#### Provided material
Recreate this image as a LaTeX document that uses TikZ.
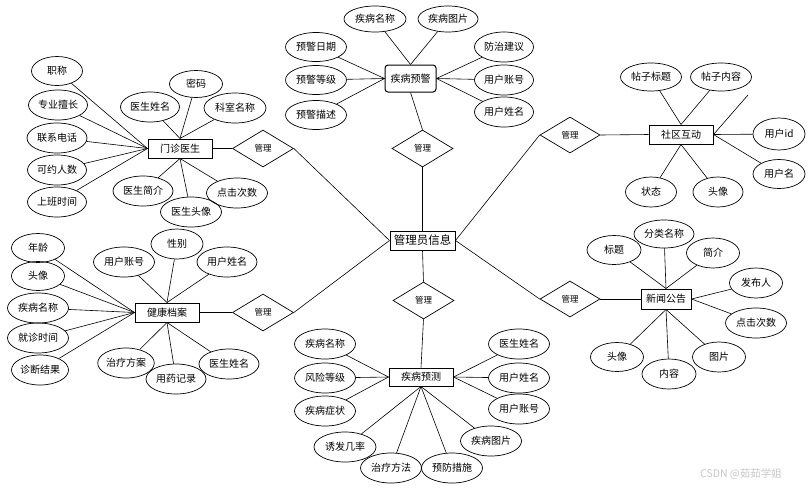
\documentclass[tikz,border=0pt]{standalone}
\usepackage{fontspec}
\setmainfont{Noto Sans CJK SC}
\usetikzlibrary{shapes.geometric,shadows}
\begin{document}
\begin{tikzpicture}[x=1pt,y=-1pt,
  attr/.style={ellipse,draw,line width=0.7pt,inner sep=0pt,minimum width=60pt,minimum height=30pt,font=\fontsize{10pt}{11pt}\selectfont},
  ent/.style={rectangle,draw,line width=1pt,inner sep=0pt,minimum width=64pt,minimum height=19pt,font=\fontsize{10pt}{12pt}\selectfont},
  rel/.style={diamond,draw,line width=0.7pt,inner sep=0pt,minimum width=61pt,minimum height=37pt,font=\fontsize{8.5pt}{10pt}\selectfont},
  conn/.style={line width=0.6pt}]
\useasboundingbox (0,0) rectangle (811,496);
\fill[white] (0,0) rectangle (811,496);

% ===== central =====
\node[ent,fill=white,minimum width=65pt,font=\fontsize{11.5pt}{13pt}\selectfont,drop shadow={shadow xshift=1pt,shadow yshift=-1.2pt,fill=black!25}] (A) at (422.5,240.5) {管理员信息};

% ===== 门诊医生 =====
\node[ent] (m1) at (180,148.5) {门诊医生};
\node[rel] (d1) at (263,148.5) {管理};
\node[attr,minimum width=51pt,minimum height=29pt] (ma1) at (57,71) {职称};
\node[attr,minimum width=59pt] (ma2) at (58,105) {专业擅长};
\node[attr,minimum width=60pt] (ma3) at (57,138) {联系电话};
\node[attr,minimum width=59pt] (ma4) at (57,170) {可约人数};
\node[attr,minimum width=59pt] (ma5) at (57,202) {上班时间};
\node[attr,minimum width=59pt] (ma6) at (150,107) {医生姓名};
\node[attr,minimum width=53pt,minimum height=27pt] (ma7) at (196,84) {密码};
\node[attr,minimum width=62pt] (ma8) at (235,108) {科室名称};
\node[attr,minimum width=60pt] (ma9) at (143,191) {医生简介};
\node[attr,minimum width=61pt] (ma10) at (191,212) {医生头像};
\node[attr,minimum width=61pt] (ma11) at (237,193) {点击次数};
\foreach \a in {ma1,ma2,ma3,ma4,ma5} \draw[conn] (m1.west) -- (\a);
\foreach \a in {ma6,ma7,ma8} \draw[conn] (m1.north) -- (\a);
\foreach \a in {ma9,ma10,ma11} \draw[conn] (m1.south) -- (\a);
\draw[conn] (m1.east) -- (d1.west);
\draw[conn] (d1.east) -- (A.west);

% ===== 健康档案 =====
\node[ent] (h1) at (167,312.5) {健康档案};
\node[rel] (d2) at (263,312.5) {管理};
\node[attr,minimum width=53pt,minimum height=29pt] (ha1) at (38,248) {年龄};
\node[attr,minimum width=53pt,minimum height=29pt] (ha2) at (38,276) {头像};
\node[attr,minimum width=61pt] (ha3) at (38,308) {疾病名称};
\node[attr,minimum width=61pt] (ha4) at (38,338) {就诊时间};
\node[attr,minimum width=57pt] (ha5) at (40,370) {诊断结果};
\node[attr,minimum width=61pt] (ha6) at (124,262) {用户账号};
\node[attr,minimum width=52pt] (ha7) at (177,244) {性别};
\node[attr,minimum width=60pt] (ha8) at (227,262) {用户姓名};
\node[attr,minimum width=54pt] (ha9) at (126,363) {治疗方案};
\node[attr,minimum width=60pt] (ha10) at (176,379) {用药记录};
\node[attr,minimum width=60pt] (ha11) at (229,364) {医生姓名};
\foreach \a in {ha1,ha2,ha3,ha4,ha5} \draw[conn] (h1.west) -- (\a);
\foreach \a in {ha6,ha7,ha8} \draw[conn] (h1.north) -- (\a);
\foreach \a in {ha9,ha10,ha11} \draw[conn] (h1.south) -- (\a);
\draw[conn] (h1.east) -- (d2.west);
\draw[conn] (d2.east) -- (A.west);

% ===== 疾病预警 =====
\node[ent,rounded corners=3pt,minimum width=51pt,minimum height=27pt] (w1) at (410.5,78.5) {疾病预警};
\node[rel] (d3) at (422.5,148.5) {管理};
\node[attr,minimum width=62pt,minimum height=26pt] (wa1) at (375,19) {疾病名称};
\node[attr,minimum width=60pt,minimum height=26pt] (wa2) at (448,19) {疾病图片};
\node[attr,minimum width=61pt,minimum height=29pt] (wa3) at (316,47) {预警日期};
\node[attr,minimum width=61pt,minimum height=29pt] (wa4) at (316,80) {预警等级};
\node[attr,minimum width=61pt,minimum height=29pt] (wa5) at (316,115) {预警描述};
\node[attr,minimum width=59pt,minimum height=30pt] (wa6) at (504,47) {防治建议};
\node[attr,minimum width=59pt,minimum height=30pt] (wa7) at (504,80) {用户账号};
\node[attr,minimum width=59pt,minimum height=30pt] (wa8) at (504,112) {用户姓名};
\foreach \a in {wa1,wa2} \draw[conn] (w1.north) -- (\a);
\foreach \a in {wa3,wa4,wa5} \draw[conn] (w1.west) -- (\a);
\foreach \a in {wa6,wa7,wa8} \draw[conn] (w1.east) -- (\a);
\draw[conn] (w1.south) -- (d3.north);
\draw[conn] (d3.south) -- (A.north);

% ===== 疾病预测 =====
\node[rel] (d4) at (423.5,300.5) {管理};
\node[ent,minimum height=18pt] (p1) at (421,377) {疾病预测};
\node[attr,minimum width=61pt] (pa1) at (325,344) {疾病名称};
\node[attr,minimum width=61pt] (pa2) at (325,378) {风险等级};
\node[attr,minimum width=61pt] (pa3) at (325,411) {疾病症状};
\node[attr,minimum width=62pt] (pa4) at (345,447) {诱发几率};
\node[attr,minimum width=61pt] (pa5) at (391,468) {治疗方法};
\node[attr,minimum width=61pt] (pa6) at (452,468) {预防措施};
\node[attr,minimum width=61pt] (pa7) at (491,441) {疾病图片};
\node[attr,minimum width=61pt] (pa8) at (519,344) {医生姓名};
\node[attr,minimum width=61pt] (pa9) at (519,378) {用户姓名};
\node[attr,minimum width=61pt] (pa10) at (519,409) {用户账号};
\foreach \a in {pa1,pa2,pa3} \draw[conn] (p1.west) -- (\a);
\foreach \a in {pa4,pa5,pa6,pa7} \draw[conn] (p1.south) -- (\a);
\foreach \a in {pa8,pa9,pa10} \draw[conn] (p1.east) -- (\a);
\draw[conn] (A.south) -- (d4.north);
\draw[conn] (d4.south) -- (p1.north);

% ===== 社区互动 =====
\node[ent] (s1) at (681,134.5) {社区互动};
\node[rel,minimum width=60pt,minimum height=36pt] (d5) at (570,135) {管理};
\node[attr,minimum width=61pt,minimum height=28pt] (sa1) at (651,77) {帖子标题};
\node[attr,minimum width=61pt,minimum height=28pt] (sa2) at (721,77) {帖子内容};
\node[attr,minimum width=52pt,minimum height=32pt] (sa3) at (779,134) {用户id};
\node[attr,minimum width=52pt,minimum height=29pt] (sa4) at (779,174) {用户名};
\node[attr,minimum width=51pt] (sa5) at (651,192) {状态};
\node[attr,minimum width=50pt] (sa6) at (718,192) {头像};
\coordinate (sfree) at (748,95);
\foreach \a in {sa1,sa2} \draw[conn] (s1.north) -- (\a);
\foreach \a in {sa3,sa4} \draw[conn] (s1.east) -- (\a);
\foreach \a in {sa5,sa6} \draw[conn] (s1.south) -- (\a);
\draw[conn] (s1.east) -- (sfree);
\draw[conn] (s1.west) -- (d5.east);
\draw[conn] (d5.west) -- (A.east);

% ===== 新闻公告 =====
\node[ent,minimum width=50pt,minimum height=20pt] (n1) at (666,299) {新闻公告};
\node[rel,minimum width=60pt,minimum height=36pt] (d6) at (570,299) {管理};
\node[attr,minimum width=54pt,minimum height=29pt] (na1) at (614,250) {标题};
\node[attr,minimum width=60pt,minimum height=28pt] (na2) at (664,234) {分类名称};
\node[attr,minimum width=53pt] (na3) at (713,253) {简介};
\node[attr,minimum width=53pt] (na4) at (756,283) {发布人};
\node[attr,minimum width=61pt] (na5) at (756,323) {点击次数};
\node[attr,minimum width=53pt,minimum height=29pt] (na6) at (617,357) {头像};
\node[attr,minimum width=54pt] (na7) at (669,374) {内容};
\node[attr,minimum width=53pt] (na8) at (719,357) {图片};
\foreach \a in {na1,na2,na3} \draw[conn] (n1.north) -- (\a);
\foreach \a in {na4,na5} \draw[conn] (n1.east) -- (\a);
\foreach \a in {na6,na7,na8} \draw[conn] (n1.south) -- (\a);
\draw[conn] (n1.west) -- (d6.east);
\draw[conn] (d6.west) -- (A.east);

% watermark
\node[text=black!22,font=\fontsize{10.5pt}{12pt}\selectfont] (wm) at (741,474) {CSDN @茹茹学姐};
\end{tikzpicture}
\end{document}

#### Objective
Your task is to restate word for word the lines from the top of the data to the line containing "(A) at (422.5,240.5)", both ends included, with every picture left out.

#### Solution for this exercise
Recreate this image as a LaTeX document that uses TikZ.
\documentclass[tikz,border=0pt]{standalone}
\usepackage{fontspec}
\setmainfont{Noto Sans CJK SC}
\usetikzlibrary{shapes.geometric,shadows}
\begin{document}
\begin{tikzpicture}[x=1pt,y=-1pt,
  attr/.style={ellipse,draw,line width=0.7pt,inner sep=0pt,minimum width=60pt,minimum height=30pt,font=\fontsize{10pt}{11pt}\selectfont},
  ent/.style={rectangle,draw,line width=1pt,inner sep=0pt,minimum width=64pt,minimum height=19pt,font=\fontsize{10pt}{12pt}\selectfont},
  rel/.style={diamond,draw,line width=0.7pt,inner sep=0pt,minimum width=61pt,minimum height=37pt,font=\fontsize{8.5pt}{10pt}\selectfont},
  conn/.style={line width=0.6pt}]
\useasboundingbox (0,0) rectangle (811,496);
\fill[white] (0,0) rectangle (811,496);

% ===== central =====
\node[ent,fill=white,minimum width=65pt,font=\fontsize{11.5pt}{13pt}\selectfont,drop shadow={shadow xshift=1pt,shadow yshift=-1.2pt,fill=black!25}] (A) at (422.5,240.5) {管理员信息};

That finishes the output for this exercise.